- DATA BLOCK:
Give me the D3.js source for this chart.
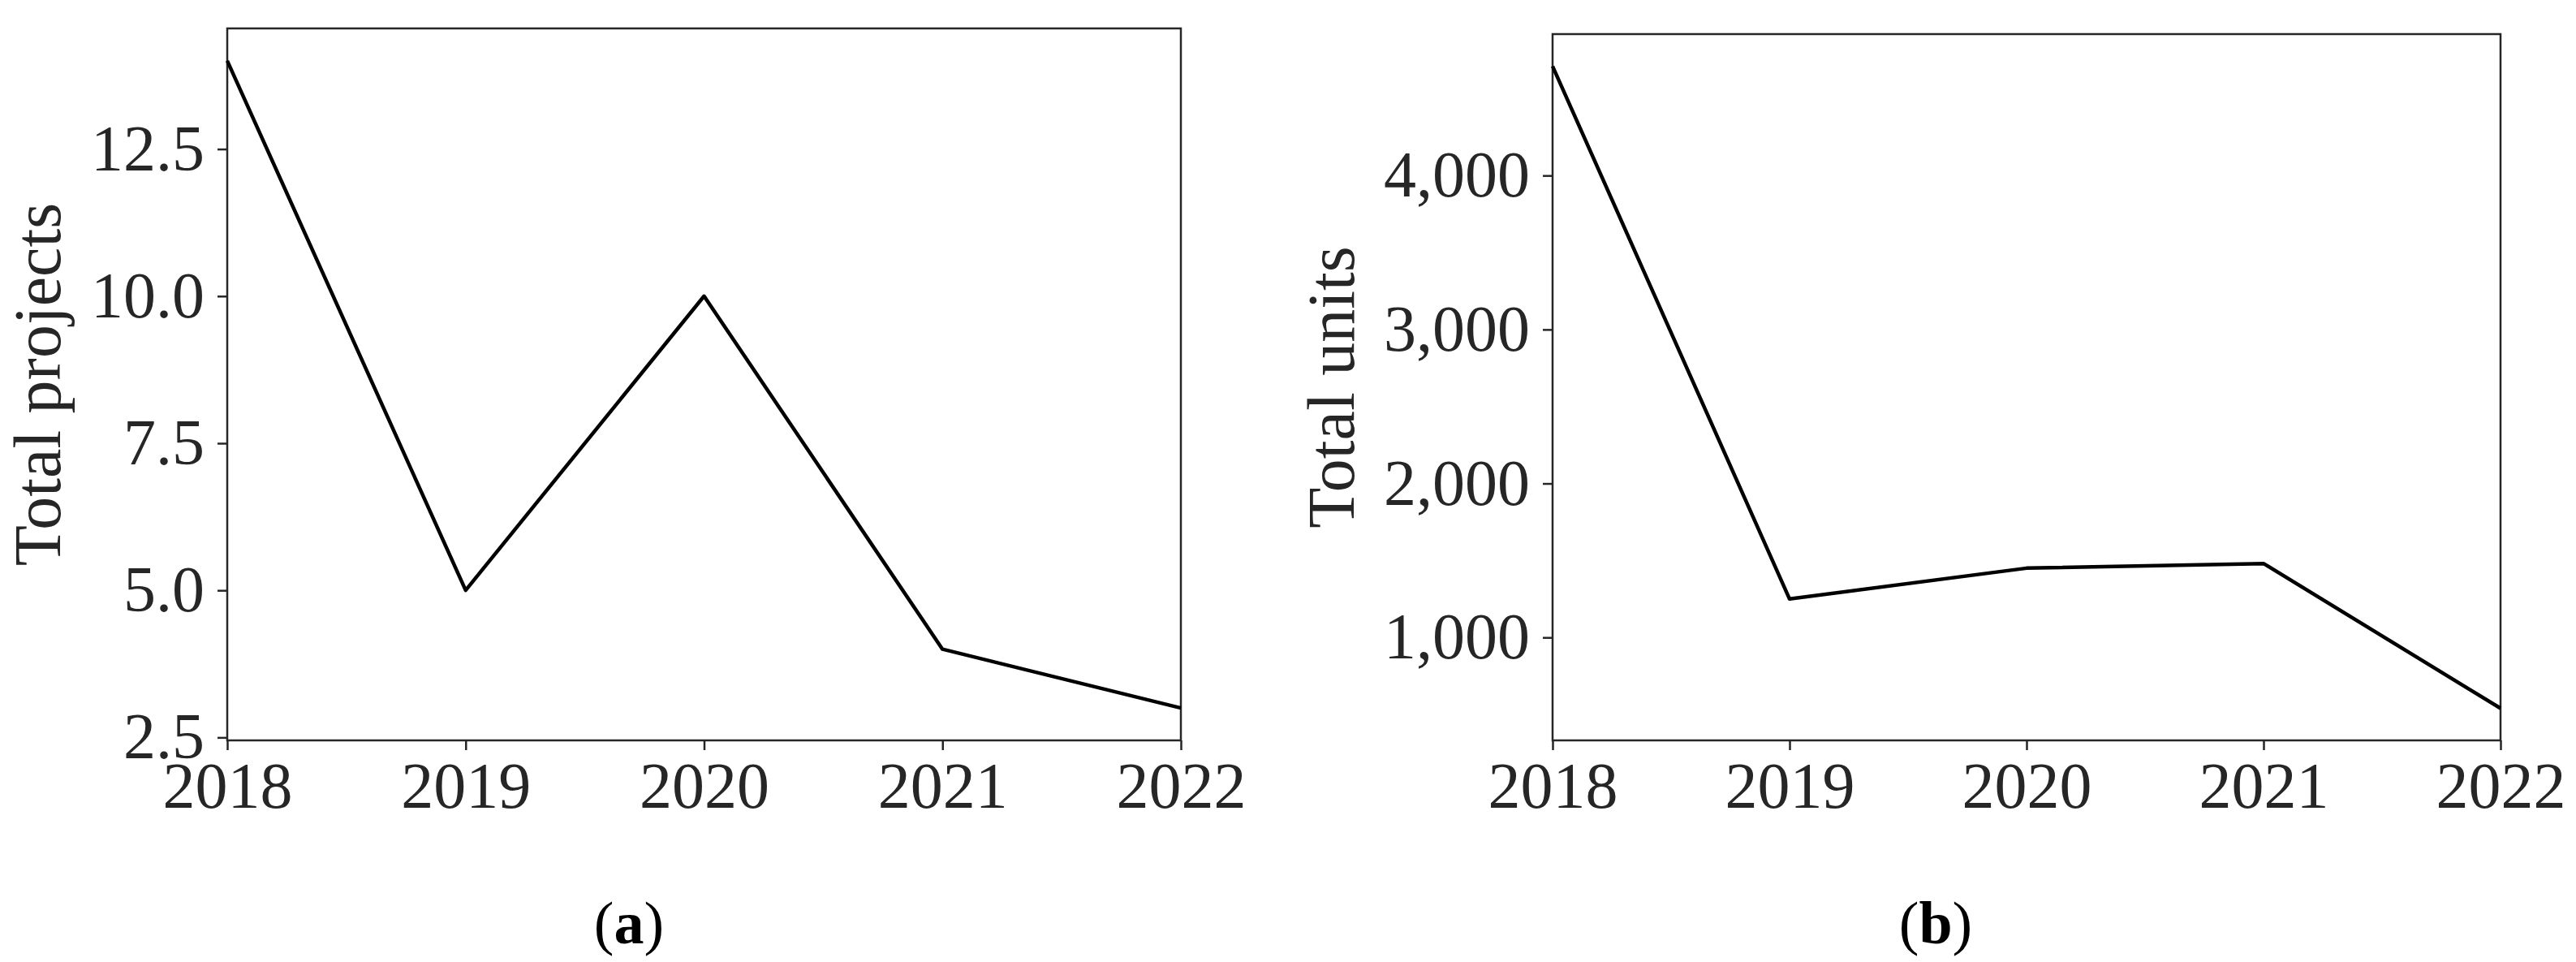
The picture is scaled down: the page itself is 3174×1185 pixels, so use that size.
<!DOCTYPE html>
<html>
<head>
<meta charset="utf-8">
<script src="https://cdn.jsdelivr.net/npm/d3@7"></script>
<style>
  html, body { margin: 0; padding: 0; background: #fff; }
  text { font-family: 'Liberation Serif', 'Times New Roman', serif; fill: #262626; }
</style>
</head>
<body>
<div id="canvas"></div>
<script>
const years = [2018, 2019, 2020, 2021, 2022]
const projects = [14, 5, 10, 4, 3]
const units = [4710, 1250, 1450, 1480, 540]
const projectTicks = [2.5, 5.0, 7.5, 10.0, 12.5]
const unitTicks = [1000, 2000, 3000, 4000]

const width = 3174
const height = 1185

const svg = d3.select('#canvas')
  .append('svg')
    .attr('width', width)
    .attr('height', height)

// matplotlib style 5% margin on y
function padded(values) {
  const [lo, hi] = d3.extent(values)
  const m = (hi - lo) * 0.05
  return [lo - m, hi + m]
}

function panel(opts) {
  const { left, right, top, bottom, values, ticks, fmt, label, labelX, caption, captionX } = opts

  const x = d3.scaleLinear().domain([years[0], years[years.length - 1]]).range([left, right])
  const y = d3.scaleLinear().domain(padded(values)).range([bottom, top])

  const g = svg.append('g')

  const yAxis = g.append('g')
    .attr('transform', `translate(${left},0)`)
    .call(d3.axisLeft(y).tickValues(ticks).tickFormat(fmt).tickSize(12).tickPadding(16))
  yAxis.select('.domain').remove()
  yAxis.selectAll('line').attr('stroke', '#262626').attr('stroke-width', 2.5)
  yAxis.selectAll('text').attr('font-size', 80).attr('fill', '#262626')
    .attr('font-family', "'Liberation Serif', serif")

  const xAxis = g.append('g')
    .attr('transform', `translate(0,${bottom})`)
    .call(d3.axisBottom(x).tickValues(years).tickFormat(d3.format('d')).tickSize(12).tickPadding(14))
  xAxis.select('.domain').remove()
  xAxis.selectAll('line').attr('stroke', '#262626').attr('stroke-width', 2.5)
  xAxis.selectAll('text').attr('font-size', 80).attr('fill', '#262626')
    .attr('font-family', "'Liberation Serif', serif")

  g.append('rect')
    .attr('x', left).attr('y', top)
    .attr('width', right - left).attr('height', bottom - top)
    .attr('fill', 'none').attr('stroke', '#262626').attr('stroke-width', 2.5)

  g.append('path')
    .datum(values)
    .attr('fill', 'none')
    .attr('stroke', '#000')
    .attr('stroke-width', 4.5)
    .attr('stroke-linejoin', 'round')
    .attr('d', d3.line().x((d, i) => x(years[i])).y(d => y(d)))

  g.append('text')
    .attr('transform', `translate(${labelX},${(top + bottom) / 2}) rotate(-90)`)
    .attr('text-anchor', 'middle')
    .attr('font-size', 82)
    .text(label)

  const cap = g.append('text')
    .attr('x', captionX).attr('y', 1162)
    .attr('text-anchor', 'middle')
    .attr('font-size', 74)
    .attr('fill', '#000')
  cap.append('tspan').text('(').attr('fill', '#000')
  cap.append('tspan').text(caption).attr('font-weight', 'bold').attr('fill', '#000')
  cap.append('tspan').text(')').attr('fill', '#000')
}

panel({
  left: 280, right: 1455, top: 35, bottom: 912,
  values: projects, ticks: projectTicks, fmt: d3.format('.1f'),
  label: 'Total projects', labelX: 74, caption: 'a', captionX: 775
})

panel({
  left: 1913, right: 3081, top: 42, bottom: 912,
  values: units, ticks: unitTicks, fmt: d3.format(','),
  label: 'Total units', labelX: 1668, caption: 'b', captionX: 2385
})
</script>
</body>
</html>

- WHAT IS REQUIRED: Transcribe all the data word for word; the images stay out.

- FULL OUTPUT:
Give me the D3.js source for this chart.
The picture is scaled down: the page itself is 3174×1185 pixels, so use that size.
<!DOCTYPE html>
<html>
<head>
<meta charset="utf-8">
<script src="https://cdn.jsdelivr.net/npm/d3@7"></script>
<style>
  html, body { margin: 0; padding: 0; background: #fff; }
  text { font-family: 'Liberation Serif', 'Times New Roman', serif; fill: #262626; }
</style>
</head>
<body>
<div id="canvas"></div>
<script>
const years = [2018, 2019, 2020, 2021, 2022]
const projects = [14, 5, 10, 4, 3]
const units = [4710, 1250, 1450, 1480, 540]
const projectTicks = [2.5, 5.0, 7.5, 10.0, 12.5]
const unitTicks = [1000, 2000, 3000, 4000]

const width = 3174
const height = 1185

const svg = d3.select('#canvas')
  .append('svg')
    .attr('width', width)
    .attr('height', height)

// matplotlib style 5% margin on y
function padded(values) {
  const [lo, hi] = d3.extent(values)
  const m = (hi - lo) * 0.05
  return [lo - m, hi + m]
}

function panel(opts) {
  const { left, right, top, bottom, values, ticks, fmt, label, labelX, caption, captionX } = opts

  const x = d3.scaleLinear().domain([years[0], years[years.length - 1]]).range([left, right])
  const y = d3.scaleLinear().domain(padded(values)).range([bottom, top])

  const g = svg.append('g')

  const yAxis = g.append('g')
    .attr('transform', `translate(${left},0)`)
    .call(d3.axisLeft(y).tickValues(ticks).tickFormat(fmt).tickSize(12).tickPadding(16))
  yAxis.select('.domain').remove()
  yAxis.selectAll('line').attr('stroke', '#262626').attr('stroke-width', 2.5)
  yAxis.selectAll('text').attr('font-size', 80).attr('fill', '#262626')
    .attr('font-family', "'Liberation Serif', serif")

  const xAxis = g.append('g')
    .attr('transform', `translate(0,${bottom})`)
    .call(d3.axisBottom(x).tickValues(years).tickFormat(d3.format('d')).tickSize(12).tickPadding(14))
  xAxis.select('.domain').remove()
  xAxis.selectAll('line').attr('stroke', '#262626').attr('stroke-width', 2.5)
  xAxis.selectAll('text').attr('font-size', 80).attr('fill', '#262626')
    .attr('font-family', "'Liberation Serif', serif")

  g.append('rect')
    .attr('x', left).attr('y', top)
    .attr('width', right - left).attr('height', bottom - top)
    .attr('fill', 'none').attr('stroke', '#262626').attr('stroke-width', 2.5)

  g.append('path')
    .datum(values)
    .attr('fill', 'none')
    .attr('stroke', '#000')
    .attr('stroke-width', 4.5)
    .attr('stroke-linejoin', 'round')
    .attr('d', d3.line().x((d, i) => x(years[i])).y(d => y(d)))

  g.append('text')
    .attr('transform', `translate(${labelX},${(top + bottom) / 2}) rotate(-90)`)
    .attr('text-anchor', 'middle')
    .attr('font-size', 82)
    .text(label)

  const cap = g.append('text')
    .attr('x', captionX).attr('y', 1162)
    .attr('text-anchor', 'middle')
    .attr('font-size', 74)
    .attr('fill', '#000')
  cap.append('tspan').text('(').attr('fill', '#000')
  cap.append('tspan').text(caption).attr('font-weight', 'bold').attr('fill', '#000')
  cap.append('tspan').text(')').attr('fill', '#000')
}

panel({
  left: 280, right: 1455, top: 35, bottom: 912,
  values: projects, ticks: projectTicks, fmt: d3.format('.1f'),
  label: 'Total projects', labelX: 74, caption: 'a', captionX: 775
})

panel({
  left: 1913, right: 3081, top: 42, bottom: 912,
  values: units, ticks: unitTicks, fmt: d3.format(','),
  label: 'Total units', labelX: 1668, caption: 'b', captionX: 2385
})
</script>
</body>
</html>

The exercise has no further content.